Roughly half of hospital patients have no coded post-acute care destination at the time of discharge, according to Excel Health. When they are directed toward a certain care setting, about one-third of patients are referred to home health services, though slightly more are sent to SNFs. A very small percentage of hospital patients — about 4% in total — are referred to hospice services.
“Home health care admissions could certainly catch up to skilled nursing admissions as the population continues to be more comfortable with in-home treatment,”Juliano said. “In our opinion, the more important message is that home health agencies and SNFs need to coordinate and work together more than ever to ensure the best outcomes for patients.”
Perhaps unsurprisingly to industry insiders, there’s a distinct difference in referral patterns between the eastern and western portions of the United States. Eastern states — including Maine, New Hampshire, Vermont, Massachusetts, Connecticut, Rhode Island, New York and Delaware — are among the most likely to be discharged to a post-acute care setting.
As currently set up, Medicare spends about $60 billion annually on post-acute care services, with roughly half of that amount going to SNFs, according to Excel Health. Home health providers receive about $18.4 billion in Medicare post-acute care spending.
“Both the SNF and home health markets are facing payment reform,”Juliano said. “SNFs will be less incentivized to provide high therapy volume over longer lengths of stay because the payment thresholds are changing to a more patient-centric payment model that does not recognize — or pay for — therapy volume. The same goes for home health agencies, where therapy visit thresholds will no longer be rewarded. Providers in both settings will need to rethink their business strategies, and, in particular, how to position themselves for admissions with the payers that care about total cost and outcomes.”

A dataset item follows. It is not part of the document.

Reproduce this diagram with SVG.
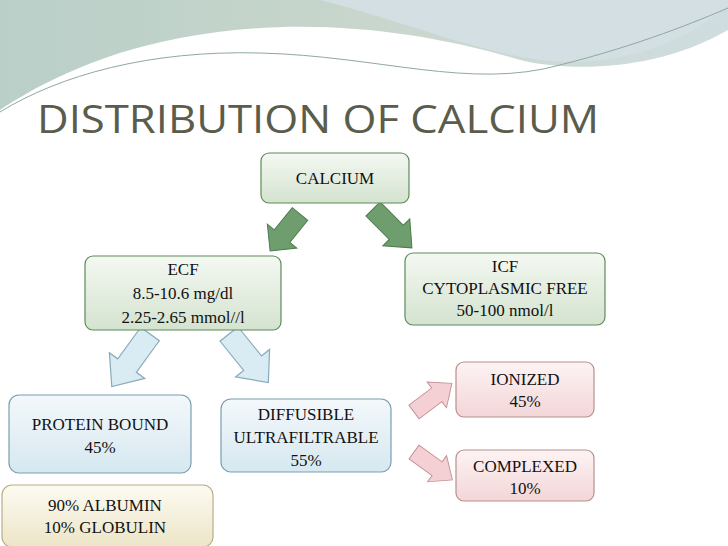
<svg xmlns="http://www.w3.org/2000/svg" width="728" height="546" viewBox="0 0 728 546">
<defs>
<linearGradient id="wave" x1="0" y1="0" x2="1" y2="0"><stop offset="0" stop-color="#b9cfc8"/><stop offset="0.5" stop-color="#c8d6cc"/><stop offset="1" stop-color="#cfdde0"/></linearGradient>
<linearGradient id="gG" x1="0" y1="0" x2="0" y2="1"><stop offset="0" stop-color="#f4f8f2"/><stop offset="1" stop-color="#d4e3cf"/></linearGradient>
<linearGradient id="gB" x1="0" y1="0" x2="0" y2="1"><stop offset="0" stop-color="#f3f8fb"/><stop offset="1" stop-color="#d6e8f0"/></linearGradient>
<linearGradient id="gP" x1="0" y1="0" x2="0" y2="1"><stop offset="0" stop-color="#fdf3f3"/><stop offset="1" stop-color="#f3d6d8"/></linearGradient>
<linearGradient id="gY" x1="0" y1="0" x2="0" y2="1"><stop offset="0" stop-color="#fdfbf2"/><stop offset="1" stop-color="#ece5c8"/></linearGradient>
<path id="arr" d="M0,-10 L30,-10 L30,-19 L50,0 L30,19 L30,10 L0,10 Z"/>
</defs>
<style>
.t{font-family:"Liberation Serif",serif;font-size:17px;fill:#111;text-anchor:middle}
.bx{stroke-width:1.2}
.g{fill:url(#gG);stroke:#5e8a5a}
.b{fill:url(#gB);stroke:#7a9eb0}
.p{fill:url(#gP);stroke:#b88f8f}
.y{fill:url(#gY);stroke:#b8ae84}
.ag{fill:#6e9d6e;stroke:#4f7c50}
.ab{fill:#d9ebf3;stroke:#8aaabb}
.ap{fill:#f4cfd3;stroke:#c48f96}
</style>
<rect width="728" height="546" fill="#fff"/>
<path d="M0,0 H728 V30 C650,75 560,70 520,60 C420,30 300,15 180,38 C90,55 30,90 0,110 Z" fill="url(#wave)"/>
<path d="M320,0 C400,20 470,50 540,60 C620,70 690,40 728,5 V0 Z" fill="#d3dfe2"/>
<path d="M0,112 C60,75 150,50 260,53 C380,56 470,90 560,65 C640,45 700,20 728,8" fill="none" stroke="#8fa8a2" stroke-width="1"/>
<text x="37" y="133" font-family="Open Sans, sans-serif" font-size="38" fill="#5a5c4c" textLength="562" lengthAdjust="spacingAndGlyphs">DISTRIBUTION OF CALCIUM</text>
<g id="connectors">
<use href="#arr" class="ag" transform="translate(300,214) rotate(129) scale(0.95,1)"/>
<use href="#arr" class="ag" transform="translate(373,209) rotate(45) scale(1.1,1)"/>
<use href="#arr" class="ab" transform="translate(150,334) rotate(126) scale(1.3,1.15)"/>
<use href="#arr" class="ab" transform="translate(229,334) rotate(51) scale(1.25,1.15)"/>
<use href="#arr" class="ap" transform="translate(414,412) rotate(-37) scale(0.95,0.85)"/>
<use href="#arr" class="ap" transform="translate(414,452) rotate(36) scale(0.95,0.85)"/>
</g>
<g id="calcium"><rect class="bx g" x="261" y="153" width="148" height="50" rx="8"/><text class="t" x="335" y="184">CALCIUM</text></g>
<g id="ecf"><rect class="bx g" x="85" y="256" width="196" height="74" rx="8"/><text class="t" x="183" y="275">ECF</text><text class="t" x="183" y="299">8.5-10.6 mg/dl</text><text class="t" x="183" y="323">2.25-2.65 mmol//l</text></g>
<g id="icf"><rect class="bx g" x="405" y="253" width="200" height="72" rx="8"/><text class="t" x="505" y="272">ICF</text><text class="t" x="505" y="294">CYTOPLASMIC FREE</text><text class="t" x="505" y="316">50-100 nmol/l</text></g>
<g id="protein"><rect class="bx b" x="9" y="395" width="182" height="78" rx="10"/><text class="t" x="100" y="430">PROTEIN BOUND</text><text class="t" x="100" y="453">45%</text></g>
<g id="diffusible"><rect class="bx b" x="221" y="399" width="170" height="73" rx="10"/><text class="t" x="306" y="420">DIFFUSIBLE</text><text class="t" x="306" y="443">ULTRAFILTRABLE</text><text class="t" x="306" y="466">55%</text></g>
<g id="ionized"><rect class="bx p" x="456" y="362" width="138" height="55" rx="8"/><text class="t" x="525" y="385">IONIZED</text><text class="t" x="525" y="407">45%</text></g>
<g id="complexed"><rect class="bx p" x="456" y="450" width="138" height="51" rx="8"/><text class="t" x="525" y="472">COMPLEXED</text><text class="t" x="525" y="494">10%</text></g>
<g id="albumin"><rect class="bx y" x="2" y="485" width="211" height="62" rx="10"/><text class="t" x="105" y="511">90% ALBUMIN</text><text class="t" x="105" y="533">10% GLOBULIN</text></g>
</svg>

The latest CMS data shows that home health and hospice admissions are both up — with hospice leading the charge.
There were about 13,7000 more hospice admissions in the first quarter of 2018 than the same quarter a year prior, representing a growth rate of about 4%.
At least some of that growth can likely be traced back to a CMS rule change in 2016 that enabled physicians to bill for advance care planning conversations with patients as a way to help them make more informed decisions about end-of-life care, according to Excel Health. Past research has found that when physicians are active in are planning discussions with patients and their families, patients are drastically more likely to elect hospice than they would have otherwise, Excel Health noted.
Hospice average length of stay is about 75 days, continuing the trend of hospice stays becoming longer due to the prevalence of patients affected by diseases with long-trajectory declines, such as Alzheimer’s disease.
Home health admissions began seeing a noticeable increase that started in the third quarter of 2017. The industry has maintained some of that momentum, according to Excel Health, as Q4 2018 home health admissions increased by about 1.8%.
The home health admissions spike was likely linked to 2017’s “unprecedented, high-severity flu season,” Excel Health stated in its report.